How ironic then that Horne's irony was totally overlooked!

The great irony

Donald Horne remembers the night he penned those words. Within a few weeks the phrase had become the title of the book.

In a hot summer's night in December 1964 I was about to write the last chapter of a book on Australia. The opening sentence of this last chapter was: 'Australia is a lucky country, run by second-rate people who share its luck.'

That sentence was a rather brutal indictment of his country at the time. It is a direct, uncompromising and seemingly unambiguous commentary on Australia in the 1960s. Horne was critiquing an Australia that did not think for itself; a country manacled to its past; and 'still in colonial blinkers': 'If we are to remain a prosperous, liberal, humane society, we must be prepared to understand the distinctiveness of our own society'.

He was thinking about things like Australia's cultural cringe, its foreign policy and the White Australia Policy. He was, to paraphrase those words, talking about a 'not too clever country'.

I had in mind in particular the lack of innovation in Australian manufacturing and some other forms of Australian business, banking for example. In these, as a colonial carry over, Australia showed less enterprise than almost any other prosperous industrial society.

Australia, Horne argued, developed as a nation at a time when we could reap the benefits of technological, economic, social and political innovations that were developed in other countries. Those countries were clever: Australia was simply lucky.

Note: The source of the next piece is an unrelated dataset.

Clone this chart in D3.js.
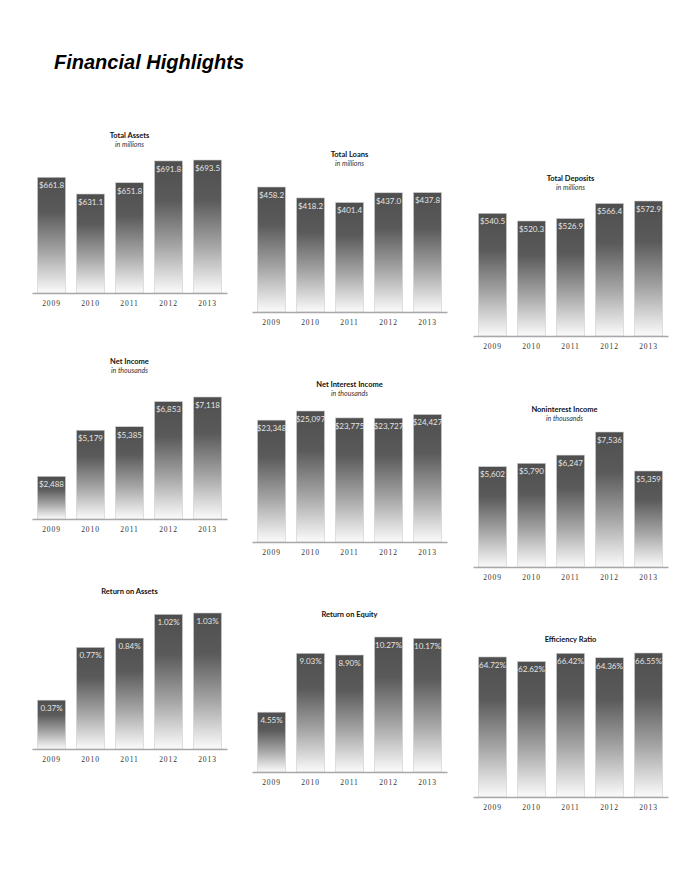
<!DOCTYPE html>
<html>
<head>
<meta charset="utf-8">
<script src="https://cdn.jsdelivr.net/npm/d3@7"></script>
<style>
    body { margin: 0; background: #fff; }
    svg { display: block; }
    .ttl { font-family: Lato, 'Noto Sans', sans-serif; font-weight: 700; font-size: 7.5px; fill: #111; }
    .sub { font-family: Lato, 'Noto Sans', sans-serif; font-style: italic; font-size: 7px; fill: #333; }
    .val { font-family: Lato, 'Noto Sans', sans-serif; font-size: 8px; fill: #e4e4e4; }
    .yr { font-family: 'Liberation Serif', 'DejaVu Serif', serif; font-size: 7.5px; letter-spacing: 0.9px; fill: #333; }
</style>
</head>
<body>
<div id="chart"></div>
<script>
const years = [ '2009', '2010', '2011', '2012', '2013' ];

const totalAssets = [ 661.8, 631.1, 651.8, 691.8, 693.5 ];
const totalLoans = [ 458.2, 418.2, 401.4, 437.0, 437.8 ];
const totalDeposits = [ 540.5, 520.3, 526.9, 566.4, 572.9 ];
const netIncome = [ 2488, 5179, 5385, 6853, 7118 ];
const netInterestIncome = [ 23348, 25097, 23775, 23727, 24427 ];
const noninterestIncome = [ 5602, 5790, 6247, 7536, 5359 ];
const returnOnAssets = [ 0.37, 0.77, 0.84, 1.02, 1.03 ];
const returnOnEquity = [ 4.55, 9.03, 8.90, 10.27, 10.17 ];
const efficiencyRatio = [ 64.72, 62.62, 66.42, 64.36, 66.55 ];

const chartTitles = [ 'Total Assets', 'Total Loans', 'Total Deposits',
    'Net Income', 'Net Interest Income', 'Noninterest Income',
    'Return on Assets', 'Return on Equity', 'Efficiency Ratio' ];
const chartUnits = [ 'in millions', 'in millions', 'in millions',
    'in thousands', 'in thousands', 'in thousands', '', '', '' ];

const fmtMillions = v => '$' + d3.format( ',.1f' )( v );
const fmtThousands = v => '$' + d3.format( ',' )( v );
const fmtPct = v => d3.format( '.2f' )( v ) + '%';

const series = [ totalAssets, totalLoans, totalDeposits, netIncome, netInterestIncome,
    noninterestIncome, returnOnAssets, returnOnEquity, efficiencyRatio ];
const formats = [ fmtMillions, fmtMillions, fmtMillions, fmtThousands, fmtThousands,
    fmtThousands, fmtPct, fmtPct, fmtPct ];

// where each little chart sits on the page (x range of axis, baseline, y of the max bar)
const panels = [
    { x0: 32, x1: 227, base: 293, top: 160, yMin: 449.4 },
    { x0: 252, x1: 447, base: 312, top: 187, yMin: 0 },
    { x0: 473, x1: 668, base: 336, top: 201, yMin: 217.7 },
    { x0: 32, x1: 227, base: 519, top: 397, yMin: 0 },
    { x0: 252, x1: 447, base: 542, top: 411, yMin: 0 },
    { x0: 473, x1: 668, base: 567, top: 432, yMin: 0, tdx: -6 },
    { x0: 32, x1: 227, base: 749, top: 613, yMin: 0 },
    { x0: 252, x1: 447, base: 772, top: 637, yMin: 0 },
    { x0: 473, x1: 668, base: 797, top: 653, yMin: 0 }
];

const W = 690, H = 893;
const svg = d3.select( '#chart' ).append( 'svg' ).attr( 'width', W ).attr( 'height', H );

const grad = svg.append( 'defs' ).append( 'linearGradient' )
    .attr( 'id', 'barFill' ).attr( 'x1', 0 ).attr( 'y1', 0 ).attr( 'x2', 0 ).attr( 'y2', 1 );
[ [ 0, '#4f4f4f' ], [ 0.3, '#5a5a5a' ], [ 0.65, '#a6a6a6' ], [ 1, '#fbfbfb' ] ].forEach( s => {
    grad.append( 'stop' ).attr( 'offset', s[ 0 ] ).attr( 'stop-color', s[ 1 ] );
} );

svg.append( 'text' )
    .attr( 'x', 54 ).attr( 'y', 69 )
    .style( 'font-family', "'Liberation Sans', Arial, sans-serif" )
    .style( 'font-weight', 700 ).style( 'font-style', 'italic' )
    .style( 'font-size', '20px' ).style( 'fill', '#000' )
    .text( 'Financial Highlights' );

series.forEach( ( values, i ) => {
    const p = panels[ i ];
    const g = svg.append( 'g' );

    const x = d3.scaleBand().domain( years ).range( [ p.x0, p.x1 ] )
        .paddingInner( 0.28 ).paddingOuter( 0.14 );
    const y = d3.scaleLinear().domain( [ p.yMin, d3.max( values ) ] ).range( [ p.base, p.top ] );

    const cx = ( p.x0 + p.x1 ) / 2 + ( p.tdx || 0 );
    const ty = p.base - 155;
    g.append( 'text' ).attr( 'class', 'ttl' ).attr( 'x', cx ).attr( 'y', ty )
        .attr( 'text-anchor', 'middle' ).text( chartTitles[ i ] );
    if( chartUnits[ i ] ){
        g.append( 'text' ).attr( 'class', 'sub' ).attr( 'x', cx ).attr( 'y', ty + 8.5 )
            .attr( 'text-anchor', 'middle' ).text( chartUnits[ i ] );
    }

    g.selectAll( 'rect.bar' )
        .data( values )
        .enter().append( 'rect' )
        .attr( 'class', 'bar' )
        .attr( 'x', ( d, j ) => x( years[ j ] ) )
        .attr( 'y', d => y( d ) )
        .attr( 'width', x.bandwidth() )
        .attr( 'height', d => p.base - y( d ) )
        .attr( 'fill', 'url(#barFill)' )
        .attr( 'stroke', '#cfcfcf' )
        .attr( 'stroke-width', 0.6 );

    g.selectAll( 'text.val' )
        .data( values )
        .enter().append( 'text' )
        .attr( 'class', 'val' )
        .attr( 'x', ( d, j ) => x( years[ j ] ) + x.bandwidth() / 2 )
        .attr( 'y', d => y( d ) + 10.8 )
        .attr( 'text-anchor', 'middle' )
        .text( d => formats[ i ]( d ) );

    const axis = g.append( 'g' )
        .attr( 'transform', 'translate(0,' + p.base + ')' )
        .call( d3.axisBottom( x ).tickSize( 0 ).tickPadding( 8 ) );
    axis.select( '.domain' ).attr( 'stroke', '#a8a8a8' ).attr( 'stroke-width', 1.6 );
    axis.selectAll( 'text' ).attr( 'class', 'yr' ).attr( 'fill', null ).attr( 'font-size', null ).attr( 'font-family', null );
    axis.attr( 'font-size', null ).attr( 'font-family', null );
} );
</script>
</body>
</html>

When The Lucky Country was released in 1964, most of the reading public was aware that the phrase was being used ironically. Horne laments the fact that it has since been taken up by others and given different meanings: '... I have had to sit through the most appalling rubbish as successive generations misapplied this phrase'.

The clever country

The adoption of the phrase 'the clever country' in the political sphere is for many a catchy wordplay on Horne's 'lucky country', as well as an upbeat statement about what we need to do to compete on the world stage. Yet Horne's thesis in The Lucky Country is precisely this. He argued that, as a nation, we were lucky to develop at a time when we weren't being particularly clever.

Horne talked about the need to be more innovative and proactive, and about making decisions in our national interest. These are the issues debated by our politicians and intellectuals today under the banner of the 'the clever country'.

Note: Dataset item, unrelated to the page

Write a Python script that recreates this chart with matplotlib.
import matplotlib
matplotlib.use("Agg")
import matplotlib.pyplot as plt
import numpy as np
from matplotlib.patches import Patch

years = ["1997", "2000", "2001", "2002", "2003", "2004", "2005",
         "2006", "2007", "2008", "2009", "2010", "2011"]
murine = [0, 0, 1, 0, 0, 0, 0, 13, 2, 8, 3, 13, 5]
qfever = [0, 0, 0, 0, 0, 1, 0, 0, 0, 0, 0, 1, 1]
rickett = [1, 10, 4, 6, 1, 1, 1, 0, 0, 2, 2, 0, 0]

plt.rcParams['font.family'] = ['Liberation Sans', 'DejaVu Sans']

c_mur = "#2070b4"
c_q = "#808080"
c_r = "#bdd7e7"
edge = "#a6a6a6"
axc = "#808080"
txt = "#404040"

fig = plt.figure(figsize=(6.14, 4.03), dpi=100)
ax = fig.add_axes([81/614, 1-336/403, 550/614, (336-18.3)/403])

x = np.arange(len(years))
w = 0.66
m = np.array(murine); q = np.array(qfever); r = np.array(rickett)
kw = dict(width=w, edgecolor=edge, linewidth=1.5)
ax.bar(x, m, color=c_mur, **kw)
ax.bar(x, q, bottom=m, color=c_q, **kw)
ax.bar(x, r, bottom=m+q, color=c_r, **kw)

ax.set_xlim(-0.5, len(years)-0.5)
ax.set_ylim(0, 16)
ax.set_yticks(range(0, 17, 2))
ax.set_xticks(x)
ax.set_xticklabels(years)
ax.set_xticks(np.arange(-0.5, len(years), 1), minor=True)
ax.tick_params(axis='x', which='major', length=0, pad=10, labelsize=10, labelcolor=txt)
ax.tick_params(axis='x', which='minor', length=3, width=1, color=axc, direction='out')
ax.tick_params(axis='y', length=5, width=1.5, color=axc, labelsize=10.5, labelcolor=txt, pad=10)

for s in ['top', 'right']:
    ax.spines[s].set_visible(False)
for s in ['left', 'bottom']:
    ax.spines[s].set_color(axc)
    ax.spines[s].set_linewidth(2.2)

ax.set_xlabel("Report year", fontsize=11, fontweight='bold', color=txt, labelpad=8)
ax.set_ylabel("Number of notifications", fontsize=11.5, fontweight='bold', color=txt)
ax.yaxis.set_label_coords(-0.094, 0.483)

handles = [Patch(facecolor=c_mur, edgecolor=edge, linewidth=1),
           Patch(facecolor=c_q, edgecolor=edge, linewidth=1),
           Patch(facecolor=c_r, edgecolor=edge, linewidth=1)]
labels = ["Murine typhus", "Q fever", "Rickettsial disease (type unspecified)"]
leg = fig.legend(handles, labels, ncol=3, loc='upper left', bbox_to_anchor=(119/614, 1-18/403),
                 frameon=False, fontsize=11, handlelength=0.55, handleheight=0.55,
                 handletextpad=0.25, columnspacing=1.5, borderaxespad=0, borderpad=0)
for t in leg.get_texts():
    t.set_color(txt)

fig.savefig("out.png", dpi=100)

Professor Ian Lowe, an eminent social commentator, says in his paper The Clever Country? that Australia has two options. Either 'we could continue our current economic strategies; this could be called the "steady as she sinks" approach', or, he says, 'we could try seriously to become "the clever country" by investing in our own future.'

Horne sees the links between the debate of today and his own words of nearly 40 years ago:

I think we should realise that 'the lucky country' provides a descriptive phrase, condemning Australia for what it was, whereas the clever country is a pre-scriptive phrase, suggesting to Australia what it might become.

A phrase for all seasons

A search on the Internet under 'lucky country' underlines just how many times, and in how many contexts, Horne's famous words have been used and adapted.

There are stories about sporting success ('the lucky country'); sporting failure ('the unlucky country'); asylum seekers ('the unlucky country'); poverty ('Whatever happened to the lucky country?'); and aboriginal health ('the forgotten country'), to name a few.

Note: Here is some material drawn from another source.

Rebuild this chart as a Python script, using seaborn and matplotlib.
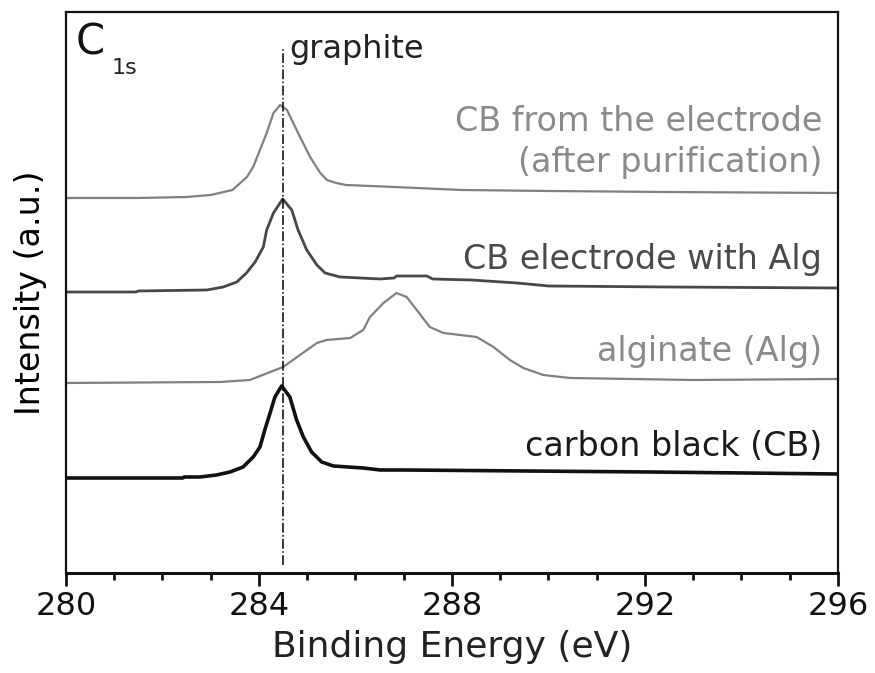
import matplotlib
matplotlib.use('Agg')
import matplotlib.pyplot as plt
from matplotlib.ticker import MultipleLocator
import seaborn as sns
import pandas as pd

# C1s XPS spectra (intensity in a.u., offset stacked as in the figure)
be_cb_pur = [280.0, 281.5, 282.5, 283.0, 283.45, 283.75, 283.88, 284.02, 284.16, 284.3, 284.44,
             284.58, 284.71, 284.85, 285.06, 285.27, 285.41, 285.6, 285.8, 286.8, 288.2, 290.0,
             292.4, 296.0]
int_cb_pur = [375, 375, 376, 378, 383, 396, 406, 423, 440, 460, 468,
              463, 450, 436, 416, 400, 393, 390, 388, 386, 383, 382,
              381, 380]

be_cb_alg = [280.0, 281.45, 281.5, 282.92, 283.26, 283.54, 283.74, 283.92, 284.09, 284.16, 284.3,
             284.49, 284.68, 284.81, 284.99, 285.2, 285.37, 285.68, 286.51, 286.8, 286.85, 287.48,
             287.6, 288.4, 289.35, 290.0, 292.46, 296.0]
int_cb_alg = [281, 281, 282, 283, 286, 291, 300, 311, 326, 343, 360,
              374, 363, 343, 323, 308, 300, 296, 294, 295, 297, 297,
              294, 293, 290, 287, 286, 285]

be_alg = [280.0, 283.2, 283.81, 284.5, 284.85, 285.2, 285.4, 285.89, 286.16, 286.3, 286.58,
          286.85, 287.06, 287.27, 287.54, 287.82, 288.51, 288.86, 289.2, 289.48, 289.89,
          290.45, 293.0, 296.0]
int_alg = [190, 191, 193, 206, 218, 230, 233, 235, 243, 256, 270,
           280, 276, 263, 246, 240, 236, 226, 213, 205, 198,
           195, 193, 194]

be_cb = [280.0, 282.42, 282.45, 282.78, 283.12, 283.4, 283.67, 283.88, 284.02, 284.12, 284.23,
         284.33, 284.47, 284.64, 284.78, 284.92, 285.09, 285.3, 285.54, 286.16, 286.51, 286.98,
         292.1, 296.0]
int_cb = [95, 95, 96, 96, 98, 101, 106, 116, 126, 143, 160,
          176, 187, 176, 153, 136, 121, 111, 107, 105, 103, 103,
          101, 99]

labels = ['CB from the electrode\n(after purification)', 'CB electrode with Alg',
          'alginate (Alg)', 'carbon black (CB)']
label_y = [401, 304, 212, 117]
graphite_be = 284.5

sns.set_style('white')

fig = plt.figure(figsize=(8.75, 6.73), dpi=100)
ax = fig.add_axes([0.0754, 0.1486, 0.8823, 0.8336])

series = [
    (be_cb_pur, int_cb_pur, '#808080', 1.6),
    (be_cb_alg, int_cb_alg, '#474747', 2.0),
    (be_alg, int_alg, '#808080', 1.6),
    (be_cb, int_cb, '#111111', 2.6),
]
for x, y, c, lw in series:
    df = pd.DataFrame({'be': x, 'intensity': y})
    sns.lineplot(data=df, x='be', y='intensity', ax=ax, color=c, linewidth=lw, sort=False)

# graphite reference line
ax.plot([graphite_be, graphite_be], [8, 525], color='black', linestyle='-.', linewidth=1.1)
ax.text(graphite_be + 0.12, 515, 'graphite', fontsize=23, color='#222222', va='baseline')

# C1s label
ax.text(280.2, 518, 'C', fontsize=30, color='#111111', va='baseline')
ax.text(280.95, 499, '1s', fontsize=16, color='#222222', va='baseline')

# curve labels
text_colors = ['#8a8a8a', '#4a4a4a', '#8a8a8a', '#1a1a1a']
for lab, ly, tc in zip(labels, label_y, text_colors):
    ax.text(295.67, ly, lab, fontsize=24, color=tc, ha='right', va='baseline',
            linespacing=1.3)

ax.set_xlim(280, 296)
ax.set_ylim(0, 561)
ax.set_xticks([280, 284, 288, 292, 296])
ax.xaxis.set_minor_locator(MultipleLocator(1))
ax.set_yticks([])
ax.tick_params(axis='x', which='major', direction='out', length=9, width=2,
               labelsize=23, bottom=True, top=False, pad=4, colors='#111111')
ax.tick_params(axis='x', which='minor', direction='out', length=5, width=2,
               bottom=True, top=False, colors='#111111')

for side in ['left', 'right', 'top', 'bottom']:
    ax.spines[side].set_color('#111111')
    ax.spines[side].set_linewidth(1.6)
ax.spines['bottom'].set_linewidth(2.2)

ax.set_xlabel('Binding Energy (eV)', fontsize=26, color='#222222', labelpad=6)
ax.set_ylabel('Intensity (a.u.)', fontsize=24, color='black', labelpad=14)

fig.savefig('out.png', dpi=100, facecolor='white')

His words were meant as a wake-up call but were widely interpreted as an affirmation of the Australian way of life. They were meant to spark change but instead produced a relaxed approach and a 'she'll be right' mentality.

His words have proved prophetic and as Horne himself says, 'After all, the alternative to being a clever country is to be a stupid country'.

About Donald Horne

As an author, Donald Horne has written over twenty books (including The Lucky Country), and contributed to many journals and newspapers in Australia, Britain, Europe and the United States. He became a professor at the University of New South Wales and went on to become the Chancellor of the University of Canberra. He was twice editor of The Bulletin and edited The Observer and Quadrant. He was also contributing editor to Newsweek International.